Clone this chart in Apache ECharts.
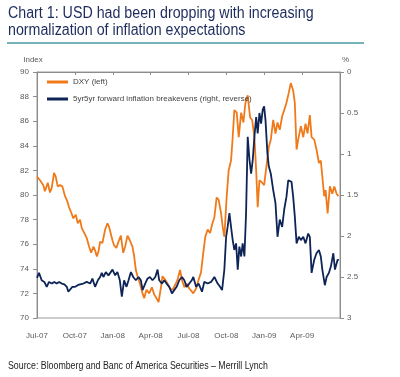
<!DOCTYPE html>
<html>
<head>
    <meta charset="utf-8">
    <title>USD vs inflation breakevens</title>
    <style>
        html,
        body,
        #chart {
            margin: 0px;
            padding: 0px;
            width: 400px;
            height: 377px;
            background: #fff;
        }
    </style>
</head>
<body>
    <div id="chart"></div>
    <script src="https://cdn.jsdelivr.net/npm/echarts@6/dist/echarts.min.js"></script>
    <script type="text/javascript">
        // x axis: months after Jul-07
        var tickLabels = ['Jul-07', 'Oct-07', 'Jan-08', 'Apr-08', 'Jul-08', 'Oct-08', 'Jan-09', 'Apr-09', ''];

        // DXY (left axis, index)
        var dxyMonths = [0, 0.24, 0.5, 0.63, 0.85, 1.03, 1.17, 1.35, 1.48, 1.64, 1.83, 2.01, 2.22, 2.4, 2.54, 2.7, 2.88,
            3.07, 3.23, 3.41, 3.55, 3.75, 3.94, 4.13, 4.29, 4.47, 4.6, 4.74, 4.87, 5.0, 5.18, 5.4, 5.58, 5.71, 5.98,
            6.11, 6.29, 6.45, 6.64, 6.83, 6.98, 7.17, 7.36, 7.56, 7.7, 7.83, 7.96, 8.15, 8.36, 8.49, 8.67, 8.89, 9.1,
            9.29, 9.47, 9.63, 9.82, 9.94, 10.16, 10.34, 10.53, 10.74, 10.95, 11.13, 11.33, 11.48, 11.67, 11.85, 12.06,
            12.22, 12.38, 12.6, 12.8, 12.99, 13.17, 13.33, 13.52, 13.71, 13.87, 14.05, 14.23, 14.39, 14.58, 14.71,
            14.84, 15.02, 15.18, 15.37, 15.5, 15.63, 15.82, 15.98, 16.17, 16.35, 16.51, 16.69, 16.88, 17.04, 17.22,
            17.36, 17.48, 17.62, 17.83, 17.99, 18.17, 18.36, 18.52, 18.71, 18.89, 19.05, 19.23, 19.42, 19.58, 19.76,
            19.94, 20.1, 20.29, 20.42, 20.56, 20.69, 20.9, 21.09, 21.27, 21.43, 21.61, 21.75, 21.96, 22.14, 22.33,
            22.48, 22.6, 22.75, 22.86, 23.02, 23.2, 23.39, 23.55, 23.73, 23.87];
        var dxyValues = [81.5, 81.2, 80.8, 80.3, 81.0, 80.2, 80.6, 81.8, 81.5, 80.7, 80.8, 80.7, 79.9, 79.5, 79.0, 78.6, 78.1,
            78.4, 77.7, 78.0, 77.3, 76.9, 76.5, 75.8, 75.3, 75.8, 75.5, 75.0, 75.4, 76.2, 76.1, 77.2, 77.7, 77.4, 76.3,
            75.9, 75.7, 76.2, 76.7, 75.3, 75.8, 76.7, 76.3, 75.8, 75.0, 73.9, 73.4, 72.8, 72.0, 71.6, 72.3, 72.0, 72.5,
            71.9, 71.6, 71.3, 72.5, 73.4, 73.1, 72.8, 72.4, 72.3, 72.7, 73.1, 73.9, 73.1, 72.5, 72.8, 72.4,
            72.2, 72.0, 72.4, 73.1, 73.7, 75.3, 76.6, 77.2, 76.9, 77.6, 78.2, 79.8, 79.6, 78.5, 77.4,
            76.6, 79.8, 82.0, 82.8, 84.7, 86.9, 86.7, 84.7, 86.7, 85.9, 87.5, 88.1, 86.3, 86.1, 84.7,
            82.0, 79.0, 81.2, 81.0, 80.8, 82.3, 83.9, 84.5, 86.1, 85.0, 85.9, 85.3, 86.4, 86.9, 87.5,
            88.3, 89.1, 88.5, 87.5, 83.7, 84.5, 85.6, 84.7, 85.8, 85.0, 86.5, 84.7, 84.5, 83.7, 82.6,
            82.8, 81.5, 79.9, 80.4, 78.5, 80.7, 80.1, 80.7, 80.1, 79.9];

        // 5yr5yr forward breakevens (right axis, %, reversed)
        var beMonths = [0, 0.16, 0.37, 0.58, 0.77, 0.95, 1.17, 1.37, 1.56, 1.75, 1.96, 2.17, 2.36, 2.48, 2.62, 2.8, 3.02,
            3.23, 3.41, 3.67, 3.94, 4.21, 4.39, 4.6, 4.82, 5.0, 5.13, 5.26, 5.45, 5.66, 5.98, 6.19, 6.37, 6.56, 6.72,
            6.9, 7.09, 7.25, 7.44, 7.62, 7.83, 8.04, 8.23, 8.36, 8.57, 8.75, 8.94, 9.15, 9.37, 9.55, 9.68, 9.9, 10.08,
            10.26, 10.48, 10.69, 10.87, 11.06, 11.27, 11.48, 11.67, 11.85, 12.06, 12.26, 12.38, 12.6, 12.8, 13.07,
            13.25, 13.52, 13.79, 14.05, 14.31, 14.5, 14.66, 14.84, 14.98, 15.1, 15.24, 15.37, 15.5, 15.63, 15.77,
            15.9, 16.03, 16.17, 16.29, 16.43, 16.56, 16.69, 16.83, 16.96, 17.09, 17.22, 17.36, 17.48, 17.62, 17.75,
            17.88, 17.99, 18.1, 18.25, 18.36, 18.52, 18.71, 18.89, 19.05, 19.23, 19.42, 19.58, 19.76, 19.9, 20.02,
            20.16, 20.29, 20.42, 20.56, 20.74, 20.9, 21.09, 21.27, 21.48, 21.61, 21.75, 21.96, 22.14, 22.33, 22.48,
            22.6, 22.8, 22.94, 23.12, 23.28, 23.47, 23.6, 23.81, 23.91];
        var beValues = [2.51, 2.45, 2.54, 2.56, 2.62, 2.56, 2.58, 2.56, 2.58, 2.56, 2.58, 2.59, 2.62, 2.68, 2.66, 2.62, 2.62,
            2.6, 2.59, 2.58, 2.56, 2.58, 2.52, 2.62, 2.54, 2.5, 2.45, 2.5, 2.44, 2.48, 2.41, 2.48, 2.44, 2.54, 2.74,
            2.54, 2.62, 2.54, 2.44, 2.5, 2.54, 2.5, 2.54, 2.66, 2.58, 2.52, 2.5, 2.54, 2.5, 2.41, 2.54, 2.58, 2.54,
            2.58, 2.62, 2.7, 2.66, 2.62, 2.54, 2.5, 2.54, 2.62, 2.58, 2.54, 2.5, 2.62, 2.58, 2.68,
            2.56, 2.58, 2.56, 2.5, 2.58, 2.62, 2.66, 2.41, 2.01, 1.89, 1.72, 1.89, 2.05, 2.17, 2.09,
            2.41, 2.13, 2.25, 2.09, 2.25, 1.72, 0.79, 1.07, 1.24, 1.07, 0.79, 0.55, 0.75, 0.5, 0.63,
            0.46, 0.42, 0.59, 0.99, 1.15, 1.24, 1.44, 1.6, 2.01, 1.8, 1.89, 1.68, 1.52, 1.32, 1.3,
            1.34, 1.52, 1.76, 2.09, 2.01, 2.05, 2.01, 2.09, 1.97, 2.01, 2.45, 2.29, 2.21, 2.17, 2.25,
            2.41, 2.6, 2.5, 2.45, 2.37, 2.21, 2.41, 2.29, 2.29];

        var leftTicks = ['70', '72', '74', '76', '78', '80', '82', '84', '86', '88', '90'];
        var rightTicks = ['0', '0.5', '1', '1.5', '2', '2.5', '3'];

        function pairs(xs, ys) {
            return xs.map(function (x, i) { return [x, ys[i]]; });
        }

        var font = "'Liberation Sans', Arial, sans-serif";
        var axisGray = '#8c8c8c';
        var labelGray = '#5a5a5a';

        var myChart = echarts.init(document.getElementById('chart'));
        myChart.setOption({
            animation: false,
            backgroundColor: '#fff',
            legend: {
                orient: 'vertical',
                left: 47,
                top: 78,
                padding: 0,
                itemWidth: 21,
                itemHeight: 3,
                itemGap: 9,
                icon: 'rect',
                textStyle: {
                    fontFamily: font,
                    fontSize: 8,
                    color: '#444'
                },
                data: ['DXY (left)', '5yr5yr forward inflation breakevens (right, reverse)']
            },
            grid: {
                left: 37,
                right: 60,
                top: 72,
                bottom: 59,
                show: true,
                borderColor: '#999',
                borderWidth: 1
            },
            xAxis: {
                type: 'value',
                min: 0,
                max: 24,
                interval: 3,
                splitLine: { show: false },
                axisLine: { lineStyle: { color: axisGray } },
                axisTick: { length: 3, lineStyle: { color: axisGray } },
                axisLabel: {
                    margin: 14,
                    fontFamily: font,
                    fontSize: 8,
                    color: labelGray,
                    formatter: function (v) { return tickLabels[Math.round(v / 3)]; }
                }
            },
            yAxis: [{
                type: 'value',
                min: 70,
                max: 90,
                interval: 2,
                name: 'Index',
                nameGap: 8,
                nameTextStyle: { fontFamily: font, fontSize: 8, color: labelGray, align: 'center', padding: [0, 8, 0, 0] },
                splitLine: { show: false },
                axisLine: { show: true, lineStyle: { color: axisGray } },
                axisTick: { show: true, length: 4, lineStyle: { color: axisGray } },
                axisLabel: {
                    margin: 8,
                    fontFamily: font,
                    fontSize: 8,
                    color: labelGray,
                    formatter: function (v) { return leftTicks[Math.round((v - 70) / 2)]; }
                }
            }, {
                type: 'value',
                min: 0,
                max: 3,
                interval: 0.5,
                inverse: true,
                position: 'right',
                name: '%',
                nameLocation: 'start',
                nameGap: 8,
                nameTextStyle: { fontFamily: font, fontSize: 8, color: labelGray, align: 'left', padding: [0, 0, 0, 2] },
                splitLine: { show: false },
                axisLine: { show: true, lineStyle: { color: axisGray } },
                axisTick: { show: true, length: 4, lineStyle: { color: axisGray } },
                axisLabel: {
                    margin: 7,
                    fontFamily: font,
                    fontSize: 8,
                    color: labelGray,
                    formatter: function (v) { return rightTicks[Math.round(v * 2)]; }
                }
            }],
            series: [{
                name: 'DXY (left)',
                type: 'line',
                yAxisIndex: 0,
                showSymbol: false,
                symbol: 'none',
                color: '#f07a1a',
                lineStyle: { width: 1.8, color: '#f07a1a' },
                data: pairs(dxyMonths, dxyValues)
            }, {
                name: '5yr5yr forward inflation breakevens (right, reverse)',
                type: 'line',
                yAxisIndex: 1,
                showSymbol: false,
                symbol: 'none',
                color: '#0e2456',
                lineStyle: { width: 1.8, color: '#0e2456' },
                data: pairs(beMonths, beValues)
            }],
            graphic: [{
                type: 'text',
                x: 8,
                y: 6,
                scaleX: 0.89,
                style: {
                    text: 'Chart 1: USD had been dropping with increasing',
                    font: '16px ' + font,
                    fill: '#1d2c5c',
                    verticalAlign: 'top'
                }
            }, {
                type: 'text',
                x: 8,
                y: 23,
                scaleX: 0.89,
                style: {
                    text: 'normalization of inflation expectations',
                    font: '16px ' + font,
                    fill: '#1d2c5c',
                    verticalAlign: 'top'
                }
            }, {
                type: 'rect',
                x: 7,
                y: 42,
                shape: { width: 357, height: 2 },
                style: { fill: '#74b2b9' }
            }, {
                type: 'text',
                x: 8,
                y: 361,
                scaleX: 0.88,
                style: {
                    text: 'Source: Bloomberg and Banc of America Securities \u2013 Merrill Lynch',
                    font: '10px ' + font,
                    fill: '#222',
                    verticalAlign: 'top'
                }
            }]
        });
    </script>
</body>
</html>
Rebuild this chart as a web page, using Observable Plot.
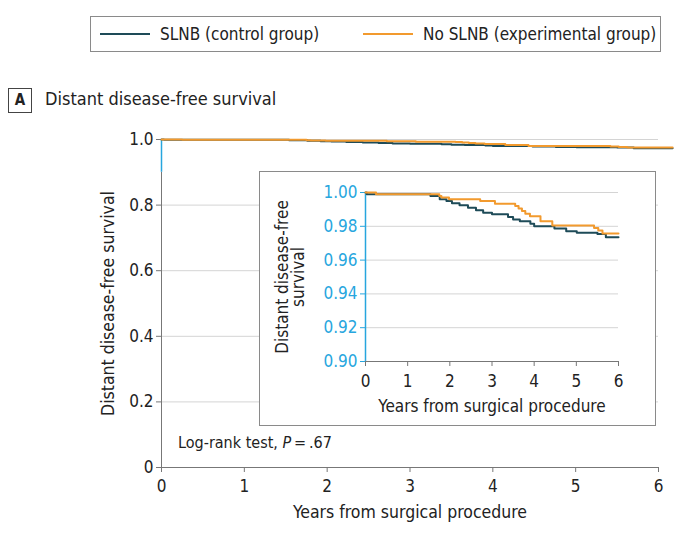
<!DOCTYPE html>
<html><head><meta charset="utf-8">
<script src="https://cdn.jsdelivr.net/npm/d3@7"></script>
<script src="https://cdn.jsdelivr.net/npm/@observablehq/plot@0.6"></script>
<style>
  html,body{margin:0;padding:0;background:#fff;}
  #wrap{position:relative;width:680px;height:544px;overflow:hidden;font-family:"Liberation Sans Narrow","DejaVu Sans Condensed","Roboto Condensed",sans-serif;color:#222;}
  .abs{position:absolute;}
  #legend{left:90px;top:16px;width:569px;height:34px;border:1px solid #8a8a8a;font-size:17px;}
  #legend .item{position:absolute;top:0;height:34px;line-height:34px;white-space:nowrap;}
  #legend .sw{display:inline-block;width:50px;height:0;border-top:2px solid;vertical-align:middle;margin-right:10px;position:relative;top:-1px;}
  #abox{left:8px;top:88px;width:22px;height:23px;border:1px solid #444;font-weight:bold;font-size:15px;text-align:center;line-height:23px;}
  #atitle{left:45px;top:87px;font-size:18px;line-height:24px;white-space:nowrap;}
  #logrank{left:178px;top:433px;font-size:16px;white-space:nowrap;}
  #main{left:0;top:120px;}
  #inset{left:259px;top:171px;border:1.5px solid #8a8a8a;background:#fff;width:395px;height:253px;}
</style>
</head><body>
<div id="wrap">
  <div id="legend" class="abs"></div>
  <div id="abox" class="abs">A</div>
  <div id="atitle" class="abs">Distant disease-free survival</div>
  <div id="main" class="abs"></div>
  <div id="inset" class="abs"></div>
  <div id="logrank" class="abs">Log-rank test, <i>P</i>&thinsp;=&thinsp;.67</div>
</div>
<script>
const groups = ["SLNB (control group)", "No SLNB (experimental group)"];
const colors = ["#1e4b58", "#f29a2e"];
const blue = "#27a6de";

const slnbYears = [0, 0.03, 1.54, 1.76, 1.92, 2.05, 2.23, 2.43, 2.62, 2.79, 3.00, 3.38, 3.50, 3.66, 3.91, 4.00, 4.48, 4.76, 5.01, 5.50, 5.70];
const slnbSurv  = [1.000, 0.999, 0.998, 0.996, 0.995, 0.9937, 0.9924, 0.991, 0.9895, 0.988, 0.9872, 0.9855, 0.984, 0.983, 0.9815, 0.980, 0.9787, 0.977, 0.9762, 0.9755, 0.9735];

const noSlnbYears = [0, 0.25, 1.75, 1.80, 1.98, 2.72, 3.07, 3.55, 3.63, 3.71, 3.79, 3.90, 4.15, 4.43, 5.42, 5.52, 5.62];
const noSlnbSurv  = [1.000, 0.999, 0.998, 0.997, 0.996, 0.995, 0.9933, 0.992, 0.9905, 0.989, 0.9875, 0.986, 0.983, 0.9805, 0.979, 0.9775, 0.9757];

const mainEnd = 6.17;   // follow-up shown beyond last tick in main panel
const insetEnd = 6;

const xTicks = [0, 1, 2, 3, 4, 5, 6];
const mainYTicks = [0, 0.2, 0.4, 0.6, 0.8, 1.0];
const insetYTicks = [0.90, 0.92, 0.94, 0.96, 0.98, 1.00];
const xLabel = "Years from surgical procedure";
const yLabel = "Distant disease-free survival";
const insetYLabel = ["Distant disease-free", "survival"];

function buildRows(end) {
  const rows = [];
  const series = [[slnbYears, slnbSurv], [noSlnbYears, noSlnbSurv]];
  series.forEach(([xs, ys], i) => {
    xs.forEach((t, j) => rows.push({group: groups[i], t, s: ys[j]}));
    rows.push({group: groups[i], t: end, s: ys[ys.length - 1]});
  });
  return rows;
}

// legend
const leg = document.getElementById("legend");
[[9, 0], [272, 1]].forEach(([left, i]) => {
  const d = document.createElement("div");
  d.className = "item";
  d.style.left = left + "px";
  d.innerHTML = `<span class="sw" style="border-color:${colors[i]}"></span>${groups[i]}`;
  leg.appendChild(d);
});

const FONT = '"Liberation Sans Narrow","DejaVu Sans Condensed","Roboto Condensed",sans-serif';
const axisGray = "#777";

const main = Plot.plot({
  width: 680, height: 424,
  marginLeft: 161, marginRight: 22, marginTop: 19, marginBottom: 77,
  x: {domain: [0, 6]},
  y: {domain: [0, 1]},
  color: {domain: groups, range: colors},
  style: {fontFamily: FONT, fontSize: "17px", color: "#222", background: "transparent", overflow: "visible"},
  marks: [
    Plot.gridY(mainYTicks.filter(d => d > 0), {stroke: "#d4d4d4", strokeOpacity: 1}),
    Plot.ruleY([0], {stroke: axisGray}),
    Plot.ruleX([0], {y1: 0, y2: 0.9, stroke: axisGray}),
    Plot.ruleX([0], {y1: 0.9, y2: 1, stroke: blue, strokeWidth: 1.5}),
    Plot.axisX({ticks: xTicks, tickFormat: d => String(d), tickSize: 5, tickPadding: 7, label: null, stroke: axisGray, fill: "#222"}),
    Plot.axisY({ticks: mainYTicks, tickFormat: d => d === 0 ? "0" : d.toFixed(1), tickSize: 5, tickPadding: 3, label: null, stroke: axisGray, fill: "#222"}),
    Plot.text([xLabel], {text: d => d, frameAnchor: "bottom", dy: 50, fontSize: 17.5, fill: "#222"}),
    Plot.text([yLabel], {text: d => d, frameAnchor: "left", textAnchor: "middle", rotate: -90, dx: -53, fontSize: 17.5, fill: "#222"}),
    Plot.line(buildRows(mainEnd), {x: "t", y: "s", z: "group", stroke: "group", curve: "step-after", strokeWidth: 2})
  ]
});
document.getElementById("main").appendChild(main);

const inset = Plot.plot({
  width: 395, height: 253,
  marginLeft: 105, marginRight: 37, marginTop: 20, marginBottom: 64,
  x: {domain: [0, 6]},
  y: {domain: [0.9, 1.0]},
  color: {domain: groups, range: colors},
  style: {fontFamily: FONT, fontSize: "17px", color: "#222", background: "#fff", overflow: "visible"},
  marks: [
    Plot.gridY(insetYTicks.filter(d => d > 0.9), {stroke: "#d4d4d4", strokeOpacity: 1}),
    Plot.ruleY([0.9], {stroke: axisGray}),
    Plot.ruleX([0], {y1: 0.9, y2: 1, stroke: blue, strokeWidth: 1.5}),
    Plot.axisX({ticks: xTicks, tickFormat: d => String(d), tickSize: 5, tickPadding: 8, label: null, stroke: axisGray, fill: "#222"}),
    Plot.axisY({ticks: insetYTicks, tickFormat: d => d.toFixed(2), tickSize: 5, tickPadding: 3, label: null, stroke: blue, fill: blue}),
    Plot.text([xLabel], {text: d => d, frameAnchor: "bottom", dy: 50, fontSize: 17, fill: "#222"}),
    Plot.text([insetYLabel.join("\n")], {text: d => d, frameAnchor: "left", textAnchor: "middle", rotate: -90, dx: -75, fontSize: 17, fill: "#222", lineHeight: 0.95}),
    Plot.line(buildRows(insetEnd), {x: "t", y: "s", z: "group", stroke: "group", curve: "step-after", strokeWidth: 2})
  ]
});
document.getElementById("inset").appendChild(inset);
</script>
</body></html>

+-------+

▶ **TASK GOAL**: From the listing above, collect each line in which the string "this" appears.

▶ **THE RESPONSE**:
Clone this chart in Apache ECharts.
Rebuild this chart as a web page, using Observable Plot.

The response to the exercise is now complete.